Start Material provided
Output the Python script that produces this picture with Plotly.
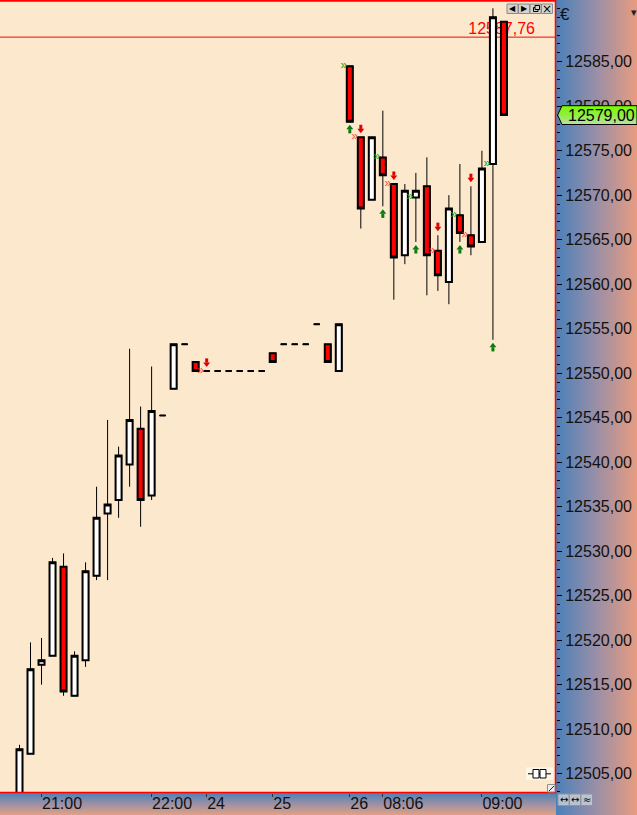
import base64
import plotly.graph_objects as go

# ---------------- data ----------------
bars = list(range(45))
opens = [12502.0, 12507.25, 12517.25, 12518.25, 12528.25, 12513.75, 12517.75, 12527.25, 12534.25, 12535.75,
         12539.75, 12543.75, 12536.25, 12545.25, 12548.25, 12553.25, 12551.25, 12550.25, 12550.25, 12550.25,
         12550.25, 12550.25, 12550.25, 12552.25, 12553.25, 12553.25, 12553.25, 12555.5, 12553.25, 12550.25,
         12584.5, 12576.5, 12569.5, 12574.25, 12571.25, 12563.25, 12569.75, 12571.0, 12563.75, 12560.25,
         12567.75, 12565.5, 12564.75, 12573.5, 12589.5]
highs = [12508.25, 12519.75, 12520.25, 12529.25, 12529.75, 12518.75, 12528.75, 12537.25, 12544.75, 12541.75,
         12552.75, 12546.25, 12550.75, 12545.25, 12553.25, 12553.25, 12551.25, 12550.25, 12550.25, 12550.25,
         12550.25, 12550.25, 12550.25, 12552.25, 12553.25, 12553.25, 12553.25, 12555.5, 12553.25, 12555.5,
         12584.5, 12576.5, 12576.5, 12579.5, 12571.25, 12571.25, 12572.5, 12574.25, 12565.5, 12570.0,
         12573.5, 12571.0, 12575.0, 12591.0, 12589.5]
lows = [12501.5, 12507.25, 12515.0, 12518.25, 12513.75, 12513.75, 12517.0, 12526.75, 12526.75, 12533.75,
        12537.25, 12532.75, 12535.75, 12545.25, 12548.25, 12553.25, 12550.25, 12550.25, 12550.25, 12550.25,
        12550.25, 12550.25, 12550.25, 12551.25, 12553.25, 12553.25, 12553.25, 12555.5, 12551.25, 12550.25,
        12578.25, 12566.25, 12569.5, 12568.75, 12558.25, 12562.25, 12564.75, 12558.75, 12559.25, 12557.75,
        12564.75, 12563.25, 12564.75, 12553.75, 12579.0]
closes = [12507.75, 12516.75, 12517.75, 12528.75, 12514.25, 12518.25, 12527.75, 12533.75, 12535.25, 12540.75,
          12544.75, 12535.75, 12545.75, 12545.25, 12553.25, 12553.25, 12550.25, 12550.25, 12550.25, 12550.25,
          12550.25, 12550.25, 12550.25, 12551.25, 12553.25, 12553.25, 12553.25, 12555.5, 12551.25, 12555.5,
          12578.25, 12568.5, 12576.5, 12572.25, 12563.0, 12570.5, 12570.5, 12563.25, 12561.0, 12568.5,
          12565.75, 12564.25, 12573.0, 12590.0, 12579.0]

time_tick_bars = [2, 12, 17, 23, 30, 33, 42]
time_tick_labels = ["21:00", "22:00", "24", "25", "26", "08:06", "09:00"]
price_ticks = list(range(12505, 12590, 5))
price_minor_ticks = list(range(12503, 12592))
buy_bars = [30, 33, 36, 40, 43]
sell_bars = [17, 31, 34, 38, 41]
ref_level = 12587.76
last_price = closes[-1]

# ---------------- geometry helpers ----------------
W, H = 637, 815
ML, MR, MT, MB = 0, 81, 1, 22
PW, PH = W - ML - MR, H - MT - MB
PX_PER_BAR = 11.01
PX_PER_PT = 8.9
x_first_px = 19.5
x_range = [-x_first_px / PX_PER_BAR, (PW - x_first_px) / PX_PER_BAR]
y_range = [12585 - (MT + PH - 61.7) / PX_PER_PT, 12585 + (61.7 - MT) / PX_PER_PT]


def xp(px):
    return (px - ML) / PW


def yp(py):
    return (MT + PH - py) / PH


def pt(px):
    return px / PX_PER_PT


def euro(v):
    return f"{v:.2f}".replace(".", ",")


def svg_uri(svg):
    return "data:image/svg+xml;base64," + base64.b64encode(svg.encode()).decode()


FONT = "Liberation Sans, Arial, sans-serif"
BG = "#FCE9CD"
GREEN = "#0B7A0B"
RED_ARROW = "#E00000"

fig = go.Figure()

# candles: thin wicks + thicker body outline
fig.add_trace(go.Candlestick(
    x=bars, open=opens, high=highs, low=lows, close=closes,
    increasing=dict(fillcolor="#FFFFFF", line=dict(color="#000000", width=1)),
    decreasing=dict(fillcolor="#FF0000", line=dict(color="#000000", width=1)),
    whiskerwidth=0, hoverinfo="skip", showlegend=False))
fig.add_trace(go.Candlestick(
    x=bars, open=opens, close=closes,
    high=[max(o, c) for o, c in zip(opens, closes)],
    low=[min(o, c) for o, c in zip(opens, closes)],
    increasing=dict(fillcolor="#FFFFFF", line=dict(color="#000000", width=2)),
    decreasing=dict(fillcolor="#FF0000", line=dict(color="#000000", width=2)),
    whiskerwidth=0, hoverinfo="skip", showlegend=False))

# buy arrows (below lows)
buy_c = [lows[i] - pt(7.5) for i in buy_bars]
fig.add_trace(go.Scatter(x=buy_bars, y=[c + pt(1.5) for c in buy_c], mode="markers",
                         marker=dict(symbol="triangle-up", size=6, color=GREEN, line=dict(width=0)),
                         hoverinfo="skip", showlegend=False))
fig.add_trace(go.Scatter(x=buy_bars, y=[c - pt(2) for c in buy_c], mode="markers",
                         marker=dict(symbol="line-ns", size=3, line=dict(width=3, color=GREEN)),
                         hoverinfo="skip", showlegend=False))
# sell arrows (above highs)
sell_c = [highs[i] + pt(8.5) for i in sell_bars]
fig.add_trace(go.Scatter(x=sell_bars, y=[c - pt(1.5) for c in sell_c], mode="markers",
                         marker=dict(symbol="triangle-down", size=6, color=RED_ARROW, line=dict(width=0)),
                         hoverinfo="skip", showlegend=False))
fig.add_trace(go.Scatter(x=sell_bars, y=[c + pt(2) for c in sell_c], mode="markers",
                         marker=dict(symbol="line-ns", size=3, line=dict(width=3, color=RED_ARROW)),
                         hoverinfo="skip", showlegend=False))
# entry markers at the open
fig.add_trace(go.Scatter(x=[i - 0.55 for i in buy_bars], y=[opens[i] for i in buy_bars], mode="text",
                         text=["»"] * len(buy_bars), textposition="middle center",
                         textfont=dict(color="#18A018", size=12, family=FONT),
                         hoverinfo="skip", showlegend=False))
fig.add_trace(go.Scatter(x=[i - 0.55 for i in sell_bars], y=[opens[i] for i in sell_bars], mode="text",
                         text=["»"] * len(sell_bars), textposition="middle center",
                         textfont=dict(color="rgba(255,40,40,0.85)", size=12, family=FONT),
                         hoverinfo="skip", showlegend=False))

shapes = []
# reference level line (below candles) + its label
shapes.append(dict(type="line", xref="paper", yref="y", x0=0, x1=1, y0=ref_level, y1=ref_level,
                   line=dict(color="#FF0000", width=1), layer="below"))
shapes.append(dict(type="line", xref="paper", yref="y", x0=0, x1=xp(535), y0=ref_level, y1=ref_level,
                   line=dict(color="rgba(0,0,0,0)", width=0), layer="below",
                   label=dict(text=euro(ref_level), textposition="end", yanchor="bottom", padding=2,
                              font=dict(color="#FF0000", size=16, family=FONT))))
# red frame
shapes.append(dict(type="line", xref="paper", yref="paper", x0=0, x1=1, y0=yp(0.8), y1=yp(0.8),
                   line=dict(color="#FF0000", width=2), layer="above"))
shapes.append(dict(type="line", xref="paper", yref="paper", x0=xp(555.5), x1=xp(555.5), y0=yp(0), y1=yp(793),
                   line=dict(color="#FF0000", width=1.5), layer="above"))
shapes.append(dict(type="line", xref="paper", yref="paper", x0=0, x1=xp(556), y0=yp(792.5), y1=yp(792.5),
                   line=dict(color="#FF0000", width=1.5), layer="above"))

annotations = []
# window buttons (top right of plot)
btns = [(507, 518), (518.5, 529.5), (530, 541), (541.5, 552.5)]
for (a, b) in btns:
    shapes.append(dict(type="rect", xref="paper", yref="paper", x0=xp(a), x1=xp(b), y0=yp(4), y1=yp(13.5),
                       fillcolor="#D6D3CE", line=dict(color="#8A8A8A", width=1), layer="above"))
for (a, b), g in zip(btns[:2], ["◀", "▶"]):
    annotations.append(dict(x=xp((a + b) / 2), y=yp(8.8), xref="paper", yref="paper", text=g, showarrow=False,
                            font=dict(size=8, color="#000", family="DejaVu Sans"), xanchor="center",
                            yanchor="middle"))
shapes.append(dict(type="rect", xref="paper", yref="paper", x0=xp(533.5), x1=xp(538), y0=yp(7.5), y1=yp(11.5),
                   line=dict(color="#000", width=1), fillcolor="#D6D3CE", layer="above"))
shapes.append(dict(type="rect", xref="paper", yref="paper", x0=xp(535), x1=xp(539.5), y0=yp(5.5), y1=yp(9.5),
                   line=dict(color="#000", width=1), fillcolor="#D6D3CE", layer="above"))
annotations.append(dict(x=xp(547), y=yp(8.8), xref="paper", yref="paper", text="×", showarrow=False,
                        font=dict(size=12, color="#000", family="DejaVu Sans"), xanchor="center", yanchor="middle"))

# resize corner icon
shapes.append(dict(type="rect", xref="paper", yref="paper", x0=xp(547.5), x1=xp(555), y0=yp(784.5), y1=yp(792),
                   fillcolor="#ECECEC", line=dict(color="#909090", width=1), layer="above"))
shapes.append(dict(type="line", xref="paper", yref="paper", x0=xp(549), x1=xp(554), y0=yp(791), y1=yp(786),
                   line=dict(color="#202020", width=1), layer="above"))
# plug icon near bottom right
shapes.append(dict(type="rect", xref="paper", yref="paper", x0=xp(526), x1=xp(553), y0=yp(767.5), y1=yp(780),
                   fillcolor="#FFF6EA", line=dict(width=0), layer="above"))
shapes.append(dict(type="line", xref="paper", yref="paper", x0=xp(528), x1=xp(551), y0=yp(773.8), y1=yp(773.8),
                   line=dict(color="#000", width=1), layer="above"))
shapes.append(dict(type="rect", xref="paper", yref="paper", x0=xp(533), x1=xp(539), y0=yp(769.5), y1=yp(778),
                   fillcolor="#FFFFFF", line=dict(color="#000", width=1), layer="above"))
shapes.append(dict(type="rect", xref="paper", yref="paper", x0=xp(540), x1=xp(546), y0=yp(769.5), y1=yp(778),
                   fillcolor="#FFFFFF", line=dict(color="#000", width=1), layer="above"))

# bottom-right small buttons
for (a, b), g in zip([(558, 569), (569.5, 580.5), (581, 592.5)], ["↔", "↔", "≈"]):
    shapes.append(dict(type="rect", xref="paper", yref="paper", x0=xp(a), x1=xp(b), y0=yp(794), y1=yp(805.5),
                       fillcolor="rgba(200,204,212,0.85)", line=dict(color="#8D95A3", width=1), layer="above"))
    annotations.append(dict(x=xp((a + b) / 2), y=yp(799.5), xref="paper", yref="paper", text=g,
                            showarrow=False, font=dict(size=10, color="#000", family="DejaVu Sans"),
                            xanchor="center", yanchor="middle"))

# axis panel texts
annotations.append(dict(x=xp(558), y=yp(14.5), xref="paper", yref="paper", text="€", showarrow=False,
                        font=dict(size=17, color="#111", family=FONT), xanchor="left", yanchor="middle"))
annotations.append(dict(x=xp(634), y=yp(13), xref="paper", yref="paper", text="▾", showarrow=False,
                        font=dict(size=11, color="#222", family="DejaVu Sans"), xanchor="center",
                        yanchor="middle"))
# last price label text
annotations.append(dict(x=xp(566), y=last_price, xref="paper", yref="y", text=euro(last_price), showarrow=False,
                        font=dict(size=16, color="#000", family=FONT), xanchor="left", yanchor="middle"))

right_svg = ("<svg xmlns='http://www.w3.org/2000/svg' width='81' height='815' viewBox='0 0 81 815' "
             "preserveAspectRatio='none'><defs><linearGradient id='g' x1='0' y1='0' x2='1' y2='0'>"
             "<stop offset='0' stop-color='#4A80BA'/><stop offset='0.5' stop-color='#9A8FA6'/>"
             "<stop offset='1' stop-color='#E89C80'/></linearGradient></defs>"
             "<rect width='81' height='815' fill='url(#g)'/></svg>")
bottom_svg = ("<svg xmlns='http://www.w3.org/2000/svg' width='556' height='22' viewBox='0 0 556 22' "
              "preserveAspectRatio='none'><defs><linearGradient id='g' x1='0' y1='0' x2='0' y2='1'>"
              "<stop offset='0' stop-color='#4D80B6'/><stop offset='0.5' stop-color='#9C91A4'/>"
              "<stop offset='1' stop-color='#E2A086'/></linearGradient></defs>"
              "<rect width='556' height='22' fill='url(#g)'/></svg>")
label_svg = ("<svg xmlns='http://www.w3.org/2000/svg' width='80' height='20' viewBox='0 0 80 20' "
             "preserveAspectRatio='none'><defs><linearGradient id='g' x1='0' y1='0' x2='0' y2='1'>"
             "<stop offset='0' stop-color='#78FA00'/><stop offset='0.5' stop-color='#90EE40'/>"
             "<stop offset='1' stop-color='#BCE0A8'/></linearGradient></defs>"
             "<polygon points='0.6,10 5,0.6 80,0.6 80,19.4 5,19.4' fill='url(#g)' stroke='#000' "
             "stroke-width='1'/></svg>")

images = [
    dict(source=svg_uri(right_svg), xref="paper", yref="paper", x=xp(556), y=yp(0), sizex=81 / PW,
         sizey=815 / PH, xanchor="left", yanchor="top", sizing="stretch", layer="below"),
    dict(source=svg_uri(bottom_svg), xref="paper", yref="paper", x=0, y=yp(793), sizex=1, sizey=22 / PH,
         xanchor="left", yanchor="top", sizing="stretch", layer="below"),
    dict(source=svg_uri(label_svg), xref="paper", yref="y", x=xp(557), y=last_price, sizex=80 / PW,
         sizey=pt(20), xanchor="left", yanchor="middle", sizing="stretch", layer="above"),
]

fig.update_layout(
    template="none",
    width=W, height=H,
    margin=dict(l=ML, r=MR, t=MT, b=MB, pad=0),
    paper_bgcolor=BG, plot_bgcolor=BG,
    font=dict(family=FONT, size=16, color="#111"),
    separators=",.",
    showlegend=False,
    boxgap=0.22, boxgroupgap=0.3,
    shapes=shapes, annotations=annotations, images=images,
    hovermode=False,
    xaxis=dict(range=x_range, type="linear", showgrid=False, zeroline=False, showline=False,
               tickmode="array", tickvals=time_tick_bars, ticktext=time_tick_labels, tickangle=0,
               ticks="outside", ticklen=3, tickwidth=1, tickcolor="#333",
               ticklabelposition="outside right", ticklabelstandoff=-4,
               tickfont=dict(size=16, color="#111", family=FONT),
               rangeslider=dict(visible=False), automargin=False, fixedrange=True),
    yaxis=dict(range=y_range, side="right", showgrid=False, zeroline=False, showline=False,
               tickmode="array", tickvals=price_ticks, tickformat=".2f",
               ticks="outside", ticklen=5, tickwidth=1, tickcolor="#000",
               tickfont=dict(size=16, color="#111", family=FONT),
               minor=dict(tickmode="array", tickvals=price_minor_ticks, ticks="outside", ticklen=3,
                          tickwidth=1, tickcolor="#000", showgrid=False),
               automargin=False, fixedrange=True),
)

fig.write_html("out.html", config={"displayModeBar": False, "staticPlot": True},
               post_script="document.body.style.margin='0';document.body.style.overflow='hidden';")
End Material provided
■ **Task**: Starting at the first line of the material, output exactly the lines up to and including the one with "import plotly.graph_objects as go". Do not include the pictures.

■ **Final result**:
Output the Python script that produces this picture with Plotly.
import base64
import plotly.graph_objects as go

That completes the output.